**What is needed**
Word for word, give the material below again, minus any images.

**Dataset content**
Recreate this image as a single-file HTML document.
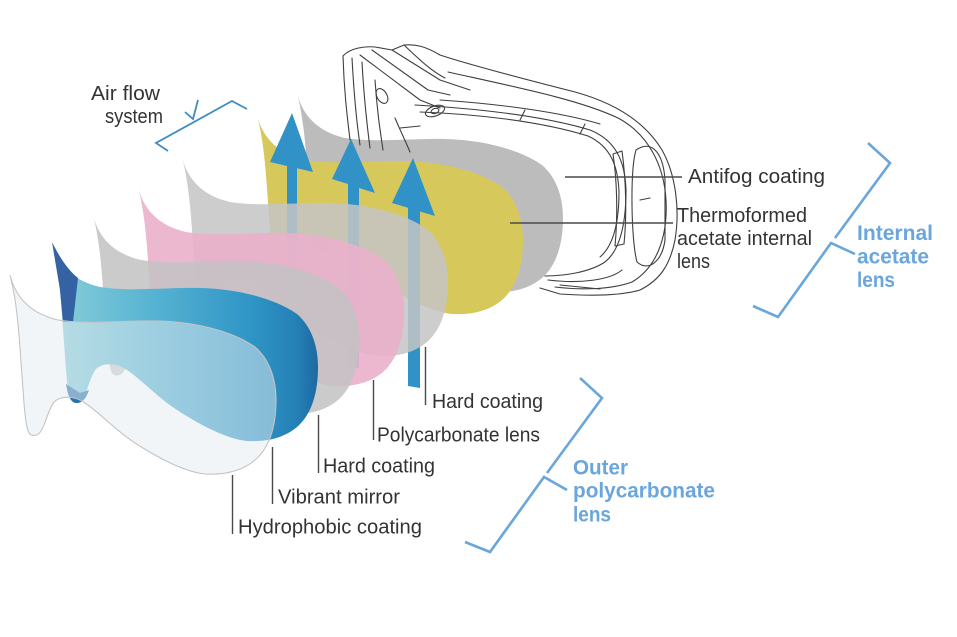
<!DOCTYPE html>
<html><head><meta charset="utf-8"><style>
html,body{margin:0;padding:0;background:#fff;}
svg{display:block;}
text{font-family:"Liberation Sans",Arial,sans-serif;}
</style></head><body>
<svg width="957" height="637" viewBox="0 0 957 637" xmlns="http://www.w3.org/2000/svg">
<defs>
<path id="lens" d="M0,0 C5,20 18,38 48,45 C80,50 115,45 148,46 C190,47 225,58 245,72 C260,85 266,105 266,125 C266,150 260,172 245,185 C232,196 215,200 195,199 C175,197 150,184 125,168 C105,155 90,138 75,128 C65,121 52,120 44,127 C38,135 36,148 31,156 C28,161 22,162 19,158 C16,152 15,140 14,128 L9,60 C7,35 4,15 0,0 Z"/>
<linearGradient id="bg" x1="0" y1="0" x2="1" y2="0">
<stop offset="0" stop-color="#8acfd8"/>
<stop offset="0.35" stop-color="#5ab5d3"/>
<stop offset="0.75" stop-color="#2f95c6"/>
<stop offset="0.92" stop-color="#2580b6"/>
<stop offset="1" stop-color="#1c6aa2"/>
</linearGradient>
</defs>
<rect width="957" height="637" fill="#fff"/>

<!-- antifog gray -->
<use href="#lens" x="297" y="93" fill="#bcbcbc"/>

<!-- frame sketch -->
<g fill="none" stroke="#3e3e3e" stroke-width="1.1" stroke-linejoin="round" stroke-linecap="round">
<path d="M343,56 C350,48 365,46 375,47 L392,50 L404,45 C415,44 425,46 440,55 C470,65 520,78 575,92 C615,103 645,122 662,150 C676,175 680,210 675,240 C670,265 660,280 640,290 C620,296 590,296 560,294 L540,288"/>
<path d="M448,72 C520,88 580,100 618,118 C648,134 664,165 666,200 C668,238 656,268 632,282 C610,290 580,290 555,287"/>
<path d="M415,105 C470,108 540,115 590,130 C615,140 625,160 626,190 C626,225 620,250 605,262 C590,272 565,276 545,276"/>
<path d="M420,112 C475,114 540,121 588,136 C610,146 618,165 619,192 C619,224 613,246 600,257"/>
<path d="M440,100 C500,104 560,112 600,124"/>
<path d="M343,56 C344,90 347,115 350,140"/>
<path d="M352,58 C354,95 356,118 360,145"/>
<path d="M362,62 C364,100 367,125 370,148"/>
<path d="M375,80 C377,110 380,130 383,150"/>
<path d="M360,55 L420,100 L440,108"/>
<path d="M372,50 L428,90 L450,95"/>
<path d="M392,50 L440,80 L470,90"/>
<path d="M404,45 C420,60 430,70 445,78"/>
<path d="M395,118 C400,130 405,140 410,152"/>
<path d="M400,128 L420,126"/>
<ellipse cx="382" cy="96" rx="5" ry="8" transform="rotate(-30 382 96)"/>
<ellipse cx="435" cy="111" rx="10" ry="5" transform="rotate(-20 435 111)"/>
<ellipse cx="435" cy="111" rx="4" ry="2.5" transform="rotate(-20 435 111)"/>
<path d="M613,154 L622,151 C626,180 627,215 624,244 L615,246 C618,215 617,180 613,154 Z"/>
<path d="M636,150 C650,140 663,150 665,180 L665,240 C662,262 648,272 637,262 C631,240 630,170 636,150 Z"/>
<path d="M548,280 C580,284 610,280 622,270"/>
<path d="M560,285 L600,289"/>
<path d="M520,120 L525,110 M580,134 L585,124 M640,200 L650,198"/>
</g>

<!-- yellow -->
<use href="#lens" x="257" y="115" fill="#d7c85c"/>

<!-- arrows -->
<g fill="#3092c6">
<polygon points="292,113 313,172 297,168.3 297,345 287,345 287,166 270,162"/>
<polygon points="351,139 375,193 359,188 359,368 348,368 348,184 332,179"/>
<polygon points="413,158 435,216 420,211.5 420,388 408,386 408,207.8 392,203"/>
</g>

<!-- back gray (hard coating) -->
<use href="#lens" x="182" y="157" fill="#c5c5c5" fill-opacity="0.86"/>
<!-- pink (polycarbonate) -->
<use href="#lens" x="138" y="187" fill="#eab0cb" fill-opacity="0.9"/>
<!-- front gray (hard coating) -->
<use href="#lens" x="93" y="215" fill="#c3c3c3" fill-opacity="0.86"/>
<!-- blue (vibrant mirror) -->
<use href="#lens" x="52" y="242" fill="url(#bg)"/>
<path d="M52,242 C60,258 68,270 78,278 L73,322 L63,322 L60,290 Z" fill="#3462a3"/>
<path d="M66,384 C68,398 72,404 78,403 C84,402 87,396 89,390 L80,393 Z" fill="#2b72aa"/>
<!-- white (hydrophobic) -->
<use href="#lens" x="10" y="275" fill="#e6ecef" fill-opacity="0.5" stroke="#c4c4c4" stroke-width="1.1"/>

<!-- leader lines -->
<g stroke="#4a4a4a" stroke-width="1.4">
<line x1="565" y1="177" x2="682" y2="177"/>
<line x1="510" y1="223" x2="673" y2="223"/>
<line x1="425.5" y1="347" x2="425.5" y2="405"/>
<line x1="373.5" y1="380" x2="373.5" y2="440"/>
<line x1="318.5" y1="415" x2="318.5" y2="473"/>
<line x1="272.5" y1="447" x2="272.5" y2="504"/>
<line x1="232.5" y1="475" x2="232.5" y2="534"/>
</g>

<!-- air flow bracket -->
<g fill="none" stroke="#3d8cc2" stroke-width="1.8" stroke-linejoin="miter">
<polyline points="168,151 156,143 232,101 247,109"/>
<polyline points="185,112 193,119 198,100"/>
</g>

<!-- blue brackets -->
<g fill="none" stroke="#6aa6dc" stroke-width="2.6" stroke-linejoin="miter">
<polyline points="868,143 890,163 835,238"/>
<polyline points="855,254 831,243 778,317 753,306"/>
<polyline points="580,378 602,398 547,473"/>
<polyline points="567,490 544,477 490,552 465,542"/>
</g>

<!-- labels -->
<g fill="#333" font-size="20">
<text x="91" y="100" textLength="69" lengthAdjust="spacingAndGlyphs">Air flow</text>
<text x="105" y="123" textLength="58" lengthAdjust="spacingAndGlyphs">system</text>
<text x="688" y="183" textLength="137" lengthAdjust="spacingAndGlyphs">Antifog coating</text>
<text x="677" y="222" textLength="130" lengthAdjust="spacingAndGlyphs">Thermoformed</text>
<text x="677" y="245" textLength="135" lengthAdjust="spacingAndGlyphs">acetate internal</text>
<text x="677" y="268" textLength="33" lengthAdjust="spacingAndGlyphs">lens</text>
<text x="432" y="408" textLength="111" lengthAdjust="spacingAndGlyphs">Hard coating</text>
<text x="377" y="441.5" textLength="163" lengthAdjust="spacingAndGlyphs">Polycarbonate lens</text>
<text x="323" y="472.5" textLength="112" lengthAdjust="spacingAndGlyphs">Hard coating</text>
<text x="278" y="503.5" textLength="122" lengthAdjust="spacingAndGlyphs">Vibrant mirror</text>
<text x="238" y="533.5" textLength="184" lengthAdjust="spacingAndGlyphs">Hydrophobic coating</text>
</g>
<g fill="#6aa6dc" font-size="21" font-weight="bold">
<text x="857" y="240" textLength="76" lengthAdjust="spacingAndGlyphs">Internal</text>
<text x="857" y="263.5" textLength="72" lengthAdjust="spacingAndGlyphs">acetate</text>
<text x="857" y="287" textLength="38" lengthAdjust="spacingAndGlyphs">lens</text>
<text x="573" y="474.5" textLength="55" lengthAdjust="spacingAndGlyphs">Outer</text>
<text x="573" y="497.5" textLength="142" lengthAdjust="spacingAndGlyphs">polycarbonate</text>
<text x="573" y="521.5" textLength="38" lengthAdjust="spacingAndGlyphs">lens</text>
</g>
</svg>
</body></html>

**Response for this exercise**
Recreate this image as a single-file HTML document.
<!DOCTYPE html>
<html><head><meta charset="utf-8"><style>
html,body{margin:0;padding:0;background:#fff;}
svg{display:block;}
text{font-family:"Liberation Sans",Arial,sans-serif;}
</style></head><body>
<svg width="957" height="637" viewBox="0 0 957 637" xmlns="http://www.w3.org/2000/svg">
<defs>
<path id="lens" d="M0,0 C5,20 18,38 48,45 C80,50 115,45 148,46 C190,47 225,58 245,72 C260,85 266,105 266,125 C266,150 260,172 245,185 C232,196 215,200 195,199 C175,197 150,184 125,168 C105,155 90,138 75,128 C65,121 52,120 44,127 C38,135 36,148 31,156 C28,161 22,162 19,158 C16,152 15,140 14,128 L9,60 C7,35 4,15 0,0 Z"/>
<linearGradient id="bg" x1="0" y1="0" x2="1" y2="0">
<stop offset="0" stop-color="#8acfd8"/>
<stop offset="0.35" stop-color="#5ab5d3"/>
<stop offset="0.75" stop-color="#2f95c6"/>
<stop offset="0.92" stop-color="#2580b6"/>
<stop offset="1" stop-color="#1c6aa2"/>
</linearGradient>
</defs>
<rect width="957" height="637" fill="#fff"/>

<!-- antifog gray -->
<use href="#lens" x="297" y="93" fill="#bcbcbc"/>

<!-- frame sketch -->
<g fill="none" stroke="#3e3e3e" stroke-width="1.1" stroke-linejoin="round" stroke-linecap="round">
<path d="M343,56 C350,48 365,46 375,47 L392,50 L404,45 C415,44 425,46 440,55 C470,65 520,78 575,92 C615,103 645,122 662,150 C676,175 680,210 675,240 C670,265 660,280 640,290 C620,296 590,296 560,294 L540,288"/>
<path d="M448,72 C520,88 580,100 618,118 C648,134 664,165 666,200 C668,238 656,268 632,282 C610,290 580,290 555,287"/>
<path d="M415,105 C470,108 540,115 590,130 C615,140 625,160 626,190 C626,225 620,250 605,262 C590,272 565,276 545,276"/>
<path d="M420,112 C475,114 540,121 588,136 C610,146 618,165 619,192 C619,224 613,246 600,257"/>
<path d="M440,100 C500,104 560,112 600,124"/>
<path d="M343,56 C344,90 347,115 350,140"/>
<path d="M352,58 C354,95 356,118 360,145"/>
<path d="M362,62 C364,100 367,125 370,148"/>
<path d="M375,80 C377,110 380,130 383,150"/>
<path d="M360,55 L420,100 L440,108"/>
<path d="M372,50 L428,90 L450,95"/>
<path d="M392,50 L440,80 L470,90"/>
<path d="M404,45 C420,60 430,70 445,78"/>
<path d="M395,118 C400,130 405,140 410,152"/>
<path d="M400,128 L420,126"/>
<ellipse cx="382" cy="96" rx="5" ry="8" transform="rotate(-30 382 96)"/>
<ellipse cx="435" cy="111" rx="10" ry="5" transform="rotate(-20 435 111)"/>
<ellipse cx="435" cy="111" rx="4" ry="2.5" transform="rotate(-20 435 111)"/>
<path d="M613,154 L622,151 C626,180 627,215 624,244 L615,246 C618,215 617,180 613,154 Z"/>
<path d="M636,150 C650,140 663,150 665,180 L665,240 C662,262 648,272 637,262 C631,240 630,170 636,150 Z"/>
<path d="M548,280 C580,284 610,280 622,270"/>
<path d="M560,285 L600,289"/>
<path d="M520,120 L525,110 M580,134 L585,124 M640,200 L650,198"/>
</g>

<!-- yellow -->
<use href="#lens" x="257" y="115" fill="#d7c85c"/>

<!-- arrows -->
<g fill="#3092c6">
<polygon points="292,113 313,172 297,168.3 297,345 287,345 287,166 270,162"/>
<polygon points="351,139 375,193 359,188 359,368 348,368 348,184 332,179"/>
<polygon points="413,158 435,216 420,211.5 420,388 408,386 408,207.8 392,203"/>
</g>

<!-- back gray (hard coating) -->
<use href="#lens" x="182" y="157" fill="#c5c5c5" fill-opacity="0.86"/>
<!-- pink (polycarbonate) -->
<use href="#lens" x="138" y="187" fill="#eab0cb" fill-opacity="0.9"/>
<!-- front gray (hard coating) -->
<use href="#lens" x="93" y="215" fill="#c3c3c3" fill-opacity="0.86"/>
<!-- blue (vibrant mirror) -->
<use href="#lens" x="52" y="242" fill="url(#bg)"/>
<path d="M52,242 C60,258 68,270 78,278 L73,322 L63,322 L60,290 Z" fill="#3462a3"/>
<path d="M66,384 C68,398 72,404 78,403 C84,402 87,396 89,390 L80,393 Z" fill="#2b72aa"/>
<!-- white (hydrophobic) -->
<use href="#lens" x="10" y="275" fill="#e6ecef" fill-opacity="0.5" stroke="#c4c4c4" stroke-width="1.1"/>

<!-- leader lines -->
<g stroke="#4a4a4a" stroke-width="1.4">
<line x1="565" y1="177" x2="682" y2="177"/>
<line x1="510" y1="223" x2="673" y2="223"/>
<line x1="425.5" y1="347" x2="425.5" y2="405"/>
<line x1="373.5" y1="380" x2="373.5" y2="440"/>
<line x1="318.5" y1="415" x2="318.5" y2="473"/>
<line x1="272.5" y1="447" x2="272.5" y2="504"/>
<line x1="232.5" y1="475" x2="232.5" y2="534"/>
</g>

<!-- air flow bracket -->
<g fill="none" stroke="#3d8cc2" stroke-width="1.8" stroke-linejoin="miter">
<polyline points="168,151 156,143 232,101 247,109"/>
<polyline points="185,112 193,119 198,100"/>
</g>

<!-- blue brackets -->
<g fill="none" stroke="#6aa6dc" stroke-width="2.6" stroke-linejoin="miter">
<polyline points="868,143 890,163 835,238"/>
<polyline points="855,254 831,243 778,317 753,306"/>
<polyline points="580,378 602,398 547,473"/>
<polyline points="567,490 544,477 490,552 465,542"/>
</g>

<!-- labels -->
<g fill="#333" font-size="20">
<text x="91" y="100" textLength="69" lengthAdjust="spacingAndGlyphs">Air flow</text>
<text x="105" y="123" textLength="58" lengthAdjust="spacingAndGlyphs">system</text>
<text x="688" y="183" textLength="137" lengthAdjust="spacingAndGlyphs">Antifog coating</text>
<text x="677" y="222" textLength="130" lengthAdjust="spacingAndGlyphs">Thermoformed</text>
<text x="677" y="245" textLength="135" lengthAdjust="spacingAndGlyphs">acetate internal</text>
<text x="677" y="268" textLength="33" lengthAdjust="spacingAndGlyphs">lens</text>
<text x="432" y="408" textLength="111" lengthAdjust="spacingAndGlyphs">Hard coating</text>
<text x="377" y="441.5" textLength="163" lengthAdjust="spacingAndGlyphs">Polycarbonate lens</text>
<text x="323" y="472.5" textLength="112" lengthAdjust="spacingAndGlyphs">Hard coating</text>
<text x="278" y="503.5" textLength="122" lengthAdjust="spacingAndGlyphs">Vibrant mirror</text>
<text x="238" y="533.5" textLength="184" lengthAdjust="spacingAndGlyphs">Hydrophobic coating</text>
</g>
<g fill="#6aa6dc" font-size="21" font-weight="bold">
<text x="857" y="240" textLength="76" lengthAdjust="spacingAndGlyphs">Internal</text>
<text x="857" y="263.5" textLength="72" lengthAdjust="spacingAndGlyphs">acetate</text>
<text x="857" y="287" textLength="38" lengthAdjust="spacingAndGlyphs">lens</text>
<text x="573" y="474.5" textLength="55" lengthAdjust="spacingAndGlyphs">Outer</text>
<text x="573" y="497.5" textLength="142" lengthAdjust="spacingAndGlyphs">polycarbonate</text>
<text x="573" y="521.5" textLength="38" lengthAdjust="spacingAndGlyphs">lens</text>
</g>
</svg>
</body></html>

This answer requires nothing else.